PN: I feel like Queen Bitch Diva Tranny Love action is translating to Pop Princesses of our day. In the 1990s, it was all about clean cut, Mariah Carey Glitter and now we’ve got Ke$ha, Nicki Minaj and even Beyoncé is getting fierce, with Sasha Fierce. How are you as an entertainer and entertainers of your ilk (like Mykki Blanco) influencing these Pop Princesses?
BF: Well, just us being ourselves and just giving them the raw and the raunchy. You know it’s helping everybody to come out of their shell and just be who they are. Like I said, express yourself. Be who you are. Don’t be afraid. Let it all out. And. . .
PN: And sometimes it’s filthy…
BF: Yes. And that’s cool because it makes it more entertaining for the crowd, for the fans – they love it. They want to see that other side sometimes. They don’t want it to always be glitz and glam and so pretty and titsy and – give me a good show!
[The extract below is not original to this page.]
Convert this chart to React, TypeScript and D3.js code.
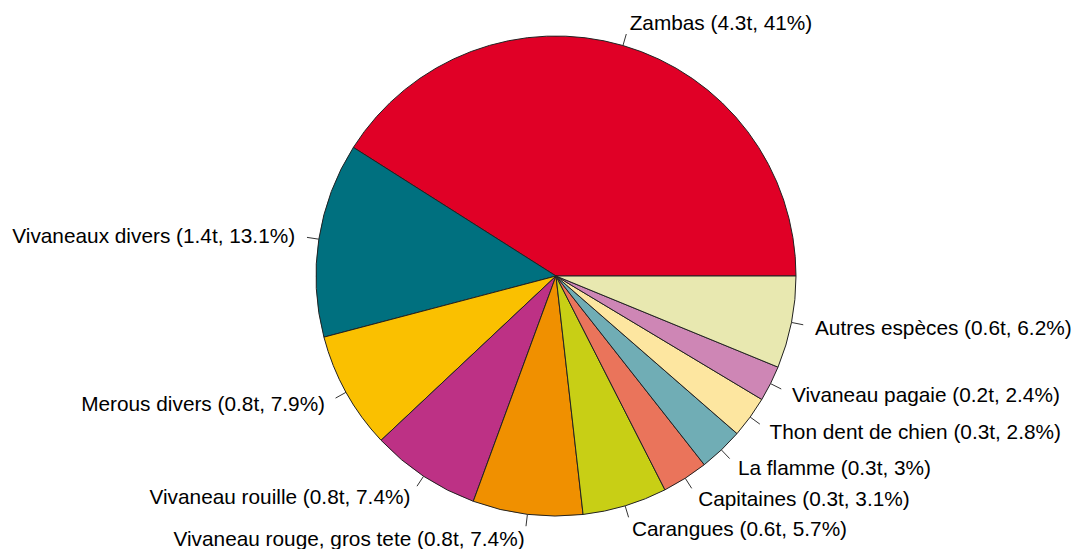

Let me see the sweat just really drop off your head and fly out your hair. And, I’m giving that every night. I’m not holding back nothing for them. Every night I’m giving the sweat, the hair drenching and the clothes soaking wet, and that’s just me you know.
PN: What’s next for you? You dropped [Big Freedia Hitz Vol 1] in 2011 through Scion A/V.
BF: I’m about to get ready to drop my next album, my Big Freedia Project, working on that, I got a lot going on. A new single about to come out, Step Into the Ring, new video to that. I also – my other – my song with RuPaul, the video, about to come out with that. We have a whole lot going on. I’m touring. My new tour is about to start. I’m steady doing shows all over. I just came from Australia doing my Australian tour, which went very, very well, spectacular. It was sold out each show. It went – I mean dynamite. So definitely making some big moves. Just getting ready for the New Year, and a new tour, and a new album and all the new things that I have coming.